--- BEGIN ---

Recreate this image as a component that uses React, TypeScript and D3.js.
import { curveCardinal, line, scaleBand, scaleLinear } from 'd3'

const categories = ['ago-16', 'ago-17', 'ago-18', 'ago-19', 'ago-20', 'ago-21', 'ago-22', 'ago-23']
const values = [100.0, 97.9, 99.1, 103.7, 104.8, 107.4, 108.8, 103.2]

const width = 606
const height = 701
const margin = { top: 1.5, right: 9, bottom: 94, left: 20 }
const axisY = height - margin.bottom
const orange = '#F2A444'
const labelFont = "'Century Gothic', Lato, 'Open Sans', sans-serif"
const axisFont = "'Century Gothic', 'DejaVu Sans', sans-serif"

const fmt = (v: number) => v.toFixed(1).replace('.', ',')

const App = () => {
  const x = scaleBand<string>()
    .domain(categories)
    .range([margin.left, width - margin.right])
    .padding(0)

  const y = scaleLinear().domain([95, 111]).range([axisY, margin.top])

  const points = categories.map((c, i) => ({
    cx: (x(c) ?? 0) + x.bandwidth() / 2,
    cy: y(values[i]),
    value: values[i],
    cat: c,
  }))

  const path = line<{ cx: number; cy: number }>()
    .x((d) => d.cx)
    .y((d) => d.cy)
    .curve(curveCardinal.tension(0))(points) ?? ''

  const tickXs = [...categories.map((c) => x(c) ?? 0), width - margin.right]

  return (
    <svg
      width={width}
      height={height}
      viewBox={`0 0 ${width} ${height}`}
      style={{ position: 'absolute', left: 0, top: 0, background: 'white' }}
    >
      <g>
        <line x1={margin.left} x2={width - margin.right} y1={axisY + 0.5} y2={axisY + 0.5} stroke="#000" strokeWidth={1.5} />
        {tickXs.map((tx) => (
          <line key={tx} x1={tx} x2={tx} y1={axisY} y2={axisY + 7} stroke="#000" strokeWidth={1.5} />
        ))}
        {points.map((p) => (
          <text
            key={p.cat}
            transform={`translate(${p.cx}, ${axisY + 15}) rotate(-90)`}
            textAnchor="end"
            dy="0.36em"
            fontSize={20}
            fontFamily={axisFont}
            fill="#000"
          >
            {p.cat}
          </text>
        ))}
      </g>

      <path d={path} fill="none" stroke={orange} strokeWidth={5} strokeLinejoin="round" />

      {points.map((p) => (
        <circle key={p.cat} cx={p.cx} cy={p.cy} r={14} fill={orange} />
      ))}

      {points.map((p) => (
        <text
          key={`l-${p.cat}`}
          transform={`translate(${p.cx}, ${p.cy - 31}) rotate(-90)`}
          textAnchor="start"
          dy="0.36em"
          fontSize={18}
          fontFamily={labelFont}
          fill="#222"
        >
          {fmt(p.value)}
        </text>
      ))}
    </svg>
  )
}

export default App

--- END ---

Print, unaltered, every line from the beginning of the material down to the line with "line, scaleBand, scaleLinear".

Recreate this image as a component that uses React, TypeScript and D3.js.
import { curveCardinal, line, scaleBand, scaleLinear } from 'd3'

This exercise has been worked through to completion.